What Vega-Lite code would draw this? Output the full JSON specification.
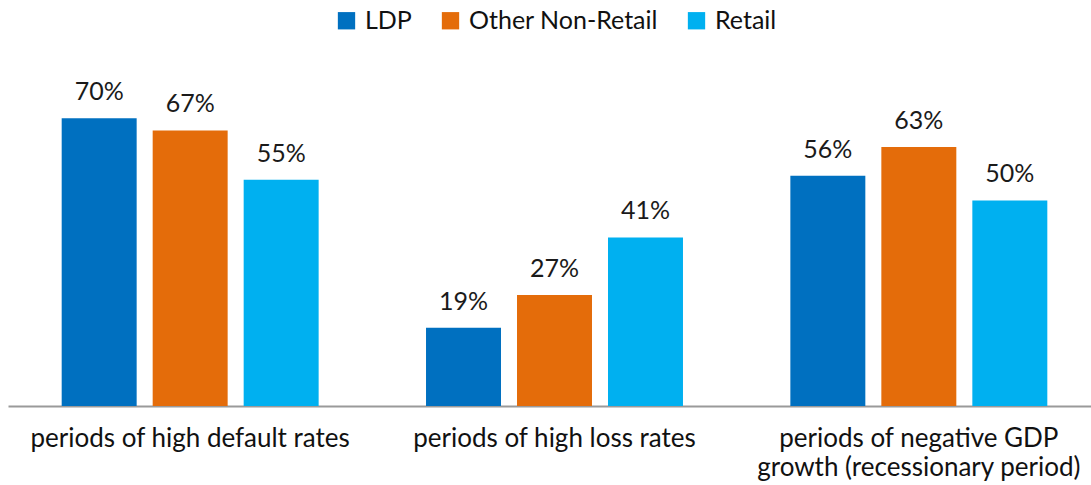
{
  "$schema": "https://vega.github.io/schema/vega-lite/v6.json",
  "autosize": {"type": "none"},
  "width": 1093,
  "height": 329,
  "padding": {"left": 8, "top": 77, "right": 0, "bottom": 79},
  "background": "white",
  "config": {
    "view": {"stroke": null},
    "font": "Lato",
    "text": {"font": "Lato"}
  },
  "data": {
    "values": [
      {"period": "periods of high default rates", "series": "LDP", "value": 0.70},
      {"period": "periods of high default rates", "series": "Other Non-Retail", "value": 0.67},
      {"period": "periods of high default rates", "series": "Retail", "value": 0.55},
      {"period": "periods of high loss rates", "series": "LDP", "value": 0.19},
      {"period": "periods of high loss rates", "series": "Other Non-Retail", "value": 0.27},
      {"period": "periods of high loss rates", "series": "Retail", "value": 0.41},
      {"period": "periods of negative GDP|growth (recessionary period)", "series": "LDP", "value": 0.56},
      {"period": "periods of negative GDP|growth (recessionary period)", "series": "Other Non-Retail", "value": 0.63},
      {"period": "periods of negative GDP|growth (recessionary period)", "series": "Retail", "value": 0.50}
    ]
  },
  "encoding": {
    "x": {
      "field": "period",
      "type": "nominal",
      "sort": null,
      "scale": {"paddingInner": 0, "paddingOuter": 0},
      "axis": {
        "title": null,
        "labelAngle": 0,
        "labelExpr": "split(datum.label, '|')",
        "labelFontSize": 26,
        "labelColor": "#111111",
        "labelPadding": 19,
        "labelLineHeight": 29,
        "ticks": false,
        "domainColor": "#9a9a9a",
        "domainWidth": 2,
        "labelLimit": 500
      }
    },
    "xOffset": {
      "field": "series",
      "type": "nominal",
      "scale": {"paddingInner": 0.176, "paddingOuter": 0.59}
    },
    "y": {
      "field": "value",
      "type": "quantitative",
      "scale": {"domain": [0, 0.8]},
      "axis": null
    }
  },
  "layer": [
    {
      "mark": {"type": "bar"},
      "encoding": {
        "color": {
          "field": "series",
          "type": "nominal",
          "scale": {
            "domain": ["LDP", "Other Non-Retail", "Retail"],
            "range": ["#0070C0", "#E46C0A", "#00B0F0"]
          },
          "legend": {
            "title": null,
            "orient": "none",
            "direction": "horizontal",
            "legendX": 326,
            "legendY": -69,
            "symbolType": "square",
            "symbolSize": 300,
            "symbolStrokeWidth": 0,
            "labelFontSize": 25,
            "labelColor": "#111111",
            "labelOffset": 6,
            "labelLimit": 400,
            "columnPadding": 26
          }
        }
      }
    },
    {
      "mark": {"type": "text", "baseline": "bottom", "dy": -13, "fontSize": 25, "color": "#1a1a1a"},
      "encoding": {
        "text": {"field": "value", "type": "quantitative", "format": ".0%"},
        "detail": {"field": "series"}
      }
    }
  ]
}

__________

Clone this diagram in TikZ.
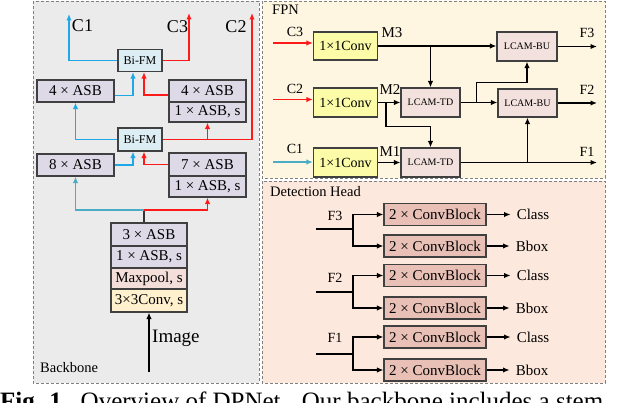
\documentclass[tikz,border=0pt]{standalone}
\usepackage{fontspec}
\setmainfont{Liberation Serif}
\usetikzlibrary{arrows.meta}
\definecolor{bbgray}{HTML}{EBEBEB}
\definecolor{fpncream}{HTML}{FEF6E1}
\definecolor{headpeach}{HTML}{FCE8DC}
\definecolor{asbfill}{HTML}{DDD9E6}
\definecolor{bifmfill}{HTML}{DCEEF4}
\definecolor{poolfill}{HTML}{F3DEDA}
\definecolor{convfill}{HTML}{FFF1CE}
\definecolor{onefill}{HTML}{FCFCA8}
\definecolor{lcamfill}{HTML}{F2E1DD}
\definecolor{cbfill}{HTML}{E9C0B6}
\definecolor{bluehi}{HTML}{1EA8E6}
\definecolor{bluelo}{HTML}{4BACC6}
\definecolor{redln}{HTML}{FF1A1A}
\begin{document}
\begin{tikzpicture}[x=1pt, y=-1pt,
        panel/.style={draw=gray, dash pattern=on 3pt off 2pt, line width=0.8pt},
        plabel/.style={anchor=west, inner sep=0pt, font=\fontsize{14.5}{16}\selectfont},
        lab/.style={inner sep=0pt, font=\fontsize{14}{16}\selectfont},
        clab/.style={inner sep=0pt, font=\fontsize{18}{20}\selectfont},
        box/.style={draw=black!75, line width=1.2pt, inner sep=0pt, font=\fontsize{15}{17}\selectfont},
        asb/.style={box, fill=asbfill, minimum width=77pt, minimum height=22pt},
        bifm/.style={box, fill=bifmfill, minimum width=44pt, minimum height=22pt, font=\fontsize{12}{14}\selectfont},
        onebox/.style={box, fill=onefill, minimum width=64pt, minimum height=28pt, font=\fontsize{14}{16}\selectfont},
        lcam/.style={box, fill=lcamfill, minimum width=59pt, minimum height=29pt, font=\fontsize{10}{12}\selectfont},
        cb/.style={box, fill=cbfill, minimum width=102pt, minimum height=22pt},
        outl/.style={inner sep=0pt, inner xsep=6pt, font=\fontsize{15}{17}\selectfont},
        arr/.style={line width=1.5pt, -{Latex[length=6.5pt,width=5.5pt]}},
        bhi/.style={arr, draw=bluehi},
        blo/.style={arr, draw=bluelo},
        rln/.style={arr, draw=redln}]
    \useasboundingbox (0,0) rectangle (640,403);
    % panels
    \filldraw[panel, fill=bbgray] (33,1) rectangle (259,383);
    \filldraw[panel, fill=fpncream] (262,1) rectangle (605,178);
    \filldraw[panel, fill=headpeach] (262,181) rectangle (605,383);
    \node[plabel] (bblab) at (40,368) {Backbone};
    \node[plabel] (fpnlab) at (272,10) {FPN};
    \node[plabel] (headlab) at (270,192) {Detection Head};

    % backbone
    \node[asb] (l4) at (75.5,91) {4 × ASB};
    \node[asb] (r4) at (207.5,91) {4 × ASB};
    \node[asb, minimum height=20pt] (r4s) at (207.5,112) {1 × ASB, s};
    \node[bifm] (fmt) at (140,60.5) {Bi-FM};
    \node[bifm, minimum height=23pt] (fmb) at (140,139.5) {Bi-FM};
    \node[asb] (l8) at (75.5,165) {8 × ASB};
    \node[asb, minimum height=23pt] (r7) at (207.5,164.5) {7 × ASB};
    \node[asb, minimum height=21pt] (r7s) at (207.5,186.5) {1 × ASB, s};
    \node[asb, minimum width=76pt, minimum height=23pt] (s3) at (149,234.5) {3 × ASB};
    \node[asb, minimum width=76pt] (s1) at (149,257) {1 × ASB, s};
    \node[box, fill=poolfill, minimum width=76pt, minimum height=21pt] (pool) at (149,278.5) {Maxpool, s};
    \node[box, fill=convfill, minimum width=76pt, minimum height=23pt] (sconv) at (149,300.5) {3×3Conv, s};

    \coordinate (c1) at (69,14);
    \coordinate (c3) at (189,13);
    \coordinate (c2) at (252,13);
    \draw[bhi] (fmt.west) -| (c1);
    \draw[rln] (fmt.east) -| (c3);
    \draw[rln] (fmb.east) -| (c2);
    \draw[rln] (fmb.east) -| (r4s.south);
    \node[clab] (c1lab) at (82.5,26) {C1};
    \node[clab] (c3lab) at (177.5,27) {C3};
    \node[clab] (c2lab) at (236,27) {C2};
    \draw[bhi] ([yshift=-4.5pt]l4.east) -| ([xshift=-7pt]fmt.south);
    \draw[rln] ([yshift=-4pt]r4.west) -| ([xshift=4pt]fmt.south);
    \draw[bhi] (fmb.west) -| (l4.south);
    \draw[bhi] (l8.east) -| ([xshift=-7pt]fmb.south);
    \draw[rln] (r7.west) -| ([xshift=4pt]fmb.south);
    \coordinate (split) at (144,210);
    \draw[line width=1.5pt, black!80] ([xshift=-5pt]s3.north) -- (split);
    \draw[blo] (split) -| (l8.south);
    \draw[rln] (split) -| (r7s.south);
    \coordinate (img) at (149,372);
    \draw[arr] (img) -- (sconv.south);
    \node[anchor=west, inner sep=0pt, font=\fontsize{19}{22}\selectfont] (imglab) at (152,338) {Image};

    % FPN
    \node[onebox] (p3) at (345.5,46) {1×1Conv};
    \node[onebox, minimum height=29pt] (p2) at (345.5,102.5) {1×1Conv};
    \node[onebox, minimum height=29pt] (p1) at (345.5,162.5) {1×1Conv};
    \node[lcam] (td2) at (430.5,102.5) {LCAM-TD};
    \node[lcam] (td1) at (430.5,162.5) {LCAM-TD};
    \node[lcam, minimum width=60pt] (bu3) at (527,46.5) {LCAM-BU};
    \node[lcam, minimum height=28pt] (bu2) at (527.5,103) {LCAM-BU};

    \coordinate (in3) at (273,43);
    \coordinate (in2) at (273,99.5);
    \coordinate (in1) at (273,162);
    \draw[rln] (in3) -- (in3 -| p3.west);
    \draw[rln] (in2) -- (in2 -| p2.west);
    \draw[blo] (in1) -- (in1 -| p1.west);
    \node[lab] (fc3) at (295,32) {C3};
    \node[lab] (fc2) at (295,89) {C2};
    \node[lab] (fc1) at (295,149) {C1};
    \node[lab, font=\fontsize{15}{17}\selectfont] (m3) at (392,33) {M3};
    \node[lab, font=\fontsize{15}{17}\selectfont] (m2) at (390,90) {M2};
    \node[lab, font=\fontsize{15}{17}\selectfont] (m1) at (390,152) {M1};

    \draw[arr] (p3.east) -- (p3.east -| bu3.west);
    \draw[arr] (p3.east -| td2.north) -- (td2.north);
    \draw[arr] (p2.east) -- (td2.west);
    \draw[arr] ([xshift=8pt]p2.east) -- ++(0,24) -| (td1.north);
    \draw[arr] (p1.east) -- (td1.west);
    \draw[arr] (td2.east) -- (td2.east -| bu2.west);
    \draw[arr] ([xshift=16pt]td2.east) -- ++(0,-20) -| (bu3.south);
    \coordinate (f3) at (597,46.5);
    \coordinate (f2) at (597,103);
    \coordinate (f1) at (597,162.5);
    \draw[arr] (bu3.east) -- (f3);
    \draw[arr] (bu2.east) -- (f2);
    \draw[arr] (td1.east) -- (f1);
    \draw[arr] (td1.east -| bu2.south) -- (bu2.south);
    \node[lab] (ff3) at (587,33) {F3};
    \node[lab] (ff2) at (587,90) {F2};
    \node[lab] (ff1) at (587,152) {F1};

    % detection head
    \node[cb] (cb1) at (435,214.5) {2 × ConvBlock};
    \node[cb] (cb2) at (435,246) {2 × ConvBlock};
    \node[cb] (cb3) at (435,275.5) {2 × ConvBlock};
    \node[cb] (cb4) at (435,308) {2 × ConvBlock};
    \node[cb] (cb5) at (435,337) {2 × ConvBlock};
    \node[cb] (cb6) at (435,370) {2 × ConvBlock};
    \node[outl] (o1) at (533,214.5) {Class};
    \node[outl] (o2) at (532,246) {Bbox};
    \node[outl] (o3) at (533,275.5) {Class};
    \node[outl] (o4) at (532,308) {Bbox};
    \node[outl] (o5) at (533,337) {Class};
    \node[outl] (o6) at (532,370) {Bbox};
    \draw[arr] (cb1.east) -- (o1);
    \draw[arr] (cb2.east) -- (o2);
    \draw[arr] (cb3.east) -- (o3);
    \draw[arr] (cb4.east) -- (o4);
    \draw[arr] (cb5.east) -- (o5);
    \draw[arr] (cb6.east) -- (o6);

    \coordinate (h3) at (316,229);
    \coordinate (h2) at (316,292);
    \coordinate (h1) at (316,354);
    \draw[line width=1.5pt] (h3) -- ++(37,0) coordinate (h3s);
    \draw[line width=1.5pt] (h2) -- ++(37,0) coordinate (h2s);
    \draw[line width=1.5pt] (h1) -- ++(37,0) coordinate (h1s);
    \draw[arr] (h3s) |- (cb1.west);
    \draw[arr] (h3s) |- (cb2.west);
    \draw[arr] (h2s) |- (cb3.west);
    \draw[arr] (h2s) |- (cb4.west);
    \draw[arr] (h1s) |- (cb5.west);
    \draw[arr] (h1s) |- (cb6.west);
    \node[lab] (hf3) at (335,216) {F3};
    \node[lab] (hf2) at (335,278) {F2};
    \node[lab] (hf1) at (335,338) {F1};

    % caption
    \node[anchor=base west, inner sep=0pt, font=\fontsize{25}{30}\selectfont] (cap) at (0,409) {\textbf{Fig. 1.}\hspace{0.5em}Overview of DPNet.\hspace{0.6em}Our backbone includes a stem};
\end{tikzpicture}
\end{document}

__________

**YOUR OBJECTIVE**
Retype the lines above exactly as they appear, from the line containing "Clone this diagram in TikZ." through the line containing "(headlab) at (270,192)", and leave out any pictures.

**FINISHED TASK**
Clone this diagram in TikZ.
\documentclass[tikz,border=0pt]{standalone}
\usepackage{fontspec}
\setmainfont{Liberation Serif}
\usetikzlibrary{arrows.meta}
\definecolor{bbgray}{HTML}{EBEBEB}
\definecolor{fpncream}{HTML}{FEF6E1}
\definecolor{headpeach}{HTML}{FCE8DC}
\definecolor{asbfill}{HTML}{DDD9E6}
\definecolor{bifmfill}{HTML}{DCEEF4}
\definecolor{poolfill}{HTML}{F3DEDA}
\definecolor{convfill}{HTML}{FFF1CE}
\definecolor{onefill}{HTML}{FCFCA8}
\definecolor{lcamfill}{HTML}{F2E1DD}
\definecolor{cbfill}{HTML}{E9C0B6}
\definecolor{bluehi}{HTML}{1EA8E6}
\definecolor{bluelo}{HTML}{4BACC6}
\definecolor{redln}{HTML}{FF1A1A}
\begin{document}
\begin{tikzpicture}[x=1pt, y=-1pt,
        panel/.style={draw=gray, dash pattern=on 3pt off 2pt, line width=0.8pt},
        plabel/.style={anchor=west, inner sep=0pt, font=\fontsize{14.5}{16}\selectfont},
        lab/.style={inner sep=0pt, font=\fontsize{14}{16}\selectfont},
        clab/.style={inner sep=0pt, font=\fontsize{18}{20}\selectfont},
        box/.style={draw=black!75, line width=1.2pt, inner sep=0pt, font=\fontsize{15}{17}\selectfont},
        asb/.style={box, fill=asbfill, minimum width=77pt, minimum height=22pt},
        bifm/.style={box, fill=bifmfill, minimum width=44pt, minimum height=22pt, font=\fontsize{12}{14}\selectfont},
        onebox/.style={box, fill=onefill, minimum width=64pt, minimum height=28pt, font=\fontsize{14}{16}\selectfont},
        lcam/.style={box, fill=lcamfill, minimum width=59pt, minimum height=29pt, font=\fontsize{10}{12}\selectfont},
        cb/.style={box, fill=cbfill, minimum width=102pt, minimum height=22pt},
        outl/.style={inner sep=0pt, inner xsep=6pt, font=\fontsize{15}{17}\selectfont},
        arr/.style={line width=1.5pt, -{Latex[length=6.5pt,width=5.5pt]}},
        bhi/.style={arr, draw=bluehi},
        blo/.style={arr, draw=bluelo},
        rln/.style={arr, draw=redln}]
    \useasboundingbox (0,0) rectangle (640,403);
    % panels
    \filldraw[panel, fill=bbgray] (33,1) rectangle (259,383);
    \filldraw[panel, fill=fpncream] (262,1) rectangle (605,178);
    \filldraw[panel, fill=headpeach] (262,181) rectangle (605,383);
    \node[plabel] (bblab) at (40,368) {Backbone};
    \node[plabel] (fpnlab) at (272,10) {FPN};
    \node[plabel] (headlab) at (270,192) {Detection Head};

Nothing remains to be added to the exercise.